### WORK TO DO
Your task is to repeat all of the data exactly while excluding the pictures.

### SUPPLIED DATA
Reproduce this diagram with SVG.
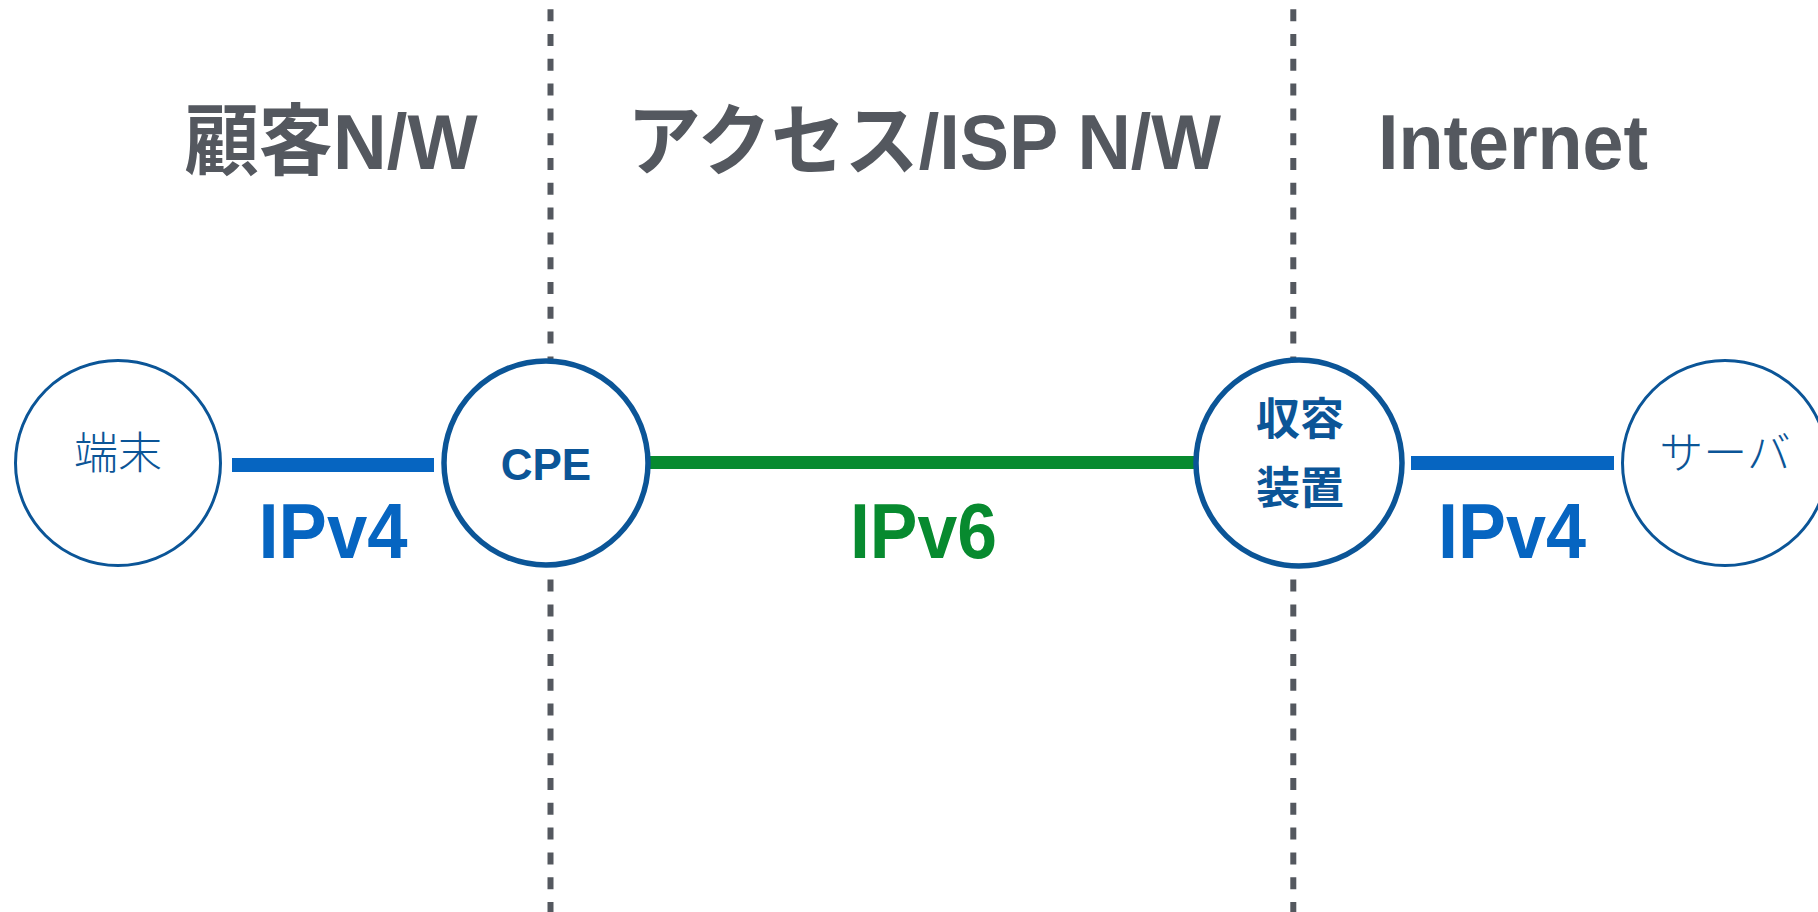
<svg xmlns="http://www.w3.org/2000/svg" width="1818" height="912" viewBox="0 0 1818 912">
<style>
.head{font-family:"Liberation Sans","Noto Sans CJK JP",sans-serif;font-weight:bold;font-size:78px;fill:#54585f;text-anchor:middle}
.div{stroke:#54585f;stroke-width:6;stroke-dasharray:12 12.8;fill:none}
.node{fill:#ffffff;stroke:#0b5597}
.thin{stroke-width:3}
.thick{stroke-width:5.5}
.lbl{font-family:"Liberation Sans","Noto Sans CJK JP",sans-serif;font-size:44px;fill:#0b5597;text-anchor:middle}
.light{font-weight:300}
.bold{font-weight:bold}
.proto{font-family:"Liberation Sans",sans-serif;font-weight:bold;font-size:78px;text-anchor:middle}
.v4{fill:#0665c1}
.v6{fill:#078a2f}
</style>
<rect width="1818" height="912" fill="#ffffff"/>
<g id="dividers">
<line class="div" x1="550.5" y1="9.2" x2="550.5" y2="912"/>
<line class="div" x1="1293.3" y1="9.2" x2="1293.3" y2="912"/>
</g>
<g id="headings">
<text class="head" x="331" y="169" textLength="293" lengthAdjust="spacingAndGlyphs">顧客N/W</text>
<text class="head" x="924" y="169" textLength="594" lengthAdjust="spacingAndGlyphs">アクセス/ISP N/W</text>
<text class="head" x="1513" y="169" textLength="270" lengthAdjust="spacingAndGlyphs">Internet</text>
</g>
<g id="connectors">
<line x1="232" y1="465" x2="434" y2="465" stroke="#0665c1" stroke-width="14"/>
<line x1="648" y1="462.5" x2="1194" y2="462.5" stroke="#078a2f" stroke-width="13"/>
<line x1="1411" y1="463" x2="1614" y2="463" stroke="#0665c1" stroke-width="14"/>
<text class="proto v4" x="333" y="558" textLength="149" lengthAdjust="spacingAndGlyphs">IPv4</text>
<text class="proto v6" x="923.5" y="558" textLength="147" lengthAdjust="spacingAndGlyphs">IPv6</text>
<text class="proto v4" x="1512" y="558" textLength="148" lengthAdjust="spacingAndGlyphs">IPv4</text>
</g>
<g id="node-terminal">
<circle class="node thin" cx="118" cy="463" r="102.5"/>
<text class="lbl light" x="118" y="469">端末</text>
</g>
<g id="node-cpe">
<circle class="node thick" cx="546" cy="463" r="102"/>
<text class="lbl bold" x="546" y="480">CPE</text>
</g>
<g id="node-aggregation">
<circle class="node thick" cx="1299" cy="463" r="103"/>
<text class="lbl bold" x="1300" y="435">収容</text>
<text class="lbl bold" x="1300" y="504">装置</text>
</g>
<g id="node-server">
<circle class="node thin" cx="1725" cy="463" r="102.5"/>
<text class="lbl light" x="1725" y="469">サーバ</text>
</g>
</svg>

### WRITTEN SOLUTION
Reproduce this diagram with SVG.
<svg xmlns="http://www.w3.org/2000/svg" width="1818" height="912" viewBox="0 0 1818 912">
<style>
.head{font-family:"Liberation Sans","Noto Sans CJK JP",sans-serif;font-weight:bold;font-size:78px;fill:#54585f;text-anchor:middle}
.div{stroke:#54585f;stroke-width:6;stroke-dasharray:12 12.8;fill:none}
.node{fill:#ffffff;stroke:#0b5597}
.thin{stroke-width:3}
.thick{stroke-width:5.5}
.lbl{font-family:"Liberation Sans","Noto Sans CJK JP",sans-serif;font-size:44px;fill:#0b5597;text-anchor:middle}
.light{font-weight:300}
.bold{font-weight:bold}
.proto{font-family:"Liberation Sans",sans-serif;font-weight:bold;font-size:78px;text-anchor:middle}
.v4{fill:#0665c1}
.v6{fill:#078a2f}
</style>
<rect width="1818" height="912" fill="#ffffff"/>
<g id="dividers">
<line class="div" x1="550.5" y1="9.2" x2="550.5" y2="912"/>
<line class="div" x1="1293.3" y1="9.2" x2="1293.3" y2="912"/>
</g>
<g id="headings">
<text class="head" x="331" y="169" textLength="293" lengthAdjust="spacingAndGlyphs">顧客N/W</text>
<text class="head" x="924" y="169" textLength="594" lengthAdjust="spacingAndGlyphs">アクセス/ISP N/W</text>
<text class="head" x="1513" y="169" textLength="270" lengthAdjust="spacingAndGlyphs">Internet</text>
</g>
<g id="connectors">
<line x1="232" y1="465" x2="434" y2="465" stroke="#0665c1" stroke-width="14"/>
<line x1="648" y1="462.5" x2="1194" y2="462.5" stroke="#078a2f" stroke-width="13"/>
<line x1="1411" y1="463" x2="1614" y2="463" stroke="#0665c1" stroke-width="14"/>
<text class="proto v4" x="333" y="558" textLength="149" lengthAdjust="spacingAndGlyphs">IPv4</text>
<text class="proto v6" x="923.5" y="558" textLength="147" lengthAdjust="spacingAndGlyphs">IPv6</text>
<text class="proto v4" x="1512" y="558" textLength="148" lengthAdjust="spacingAndGlyphs">IPv4</text>
</g>
<g id="node-terminal">
<circle class="node thin" cx="118" cy="463" r="102.5"/>
<text class="lbl light" x="118" y="469">端末</text>
</g>
<g id="node-cpe">
<circle class="node thick" cx="546" cy="463" r="102"/>
<text class="lbl bold" x="546" y="480">CPE</text>
</g>
<g id="node-aggregation">
<circle class="node thick" cx="1299" cy="463" r="103"/>
<text class="lbl bold" x="1300" y="435">収容</text>
<text class="lbl bold" x="1300" y="504">装置</text>
</g>
<g id="node-server">
<circle class="node thin" cx="1725" cy="463" r="102.5"/>
<text class="lbl light" x="1725" y="469">サーバ</text>
</g>
</svg>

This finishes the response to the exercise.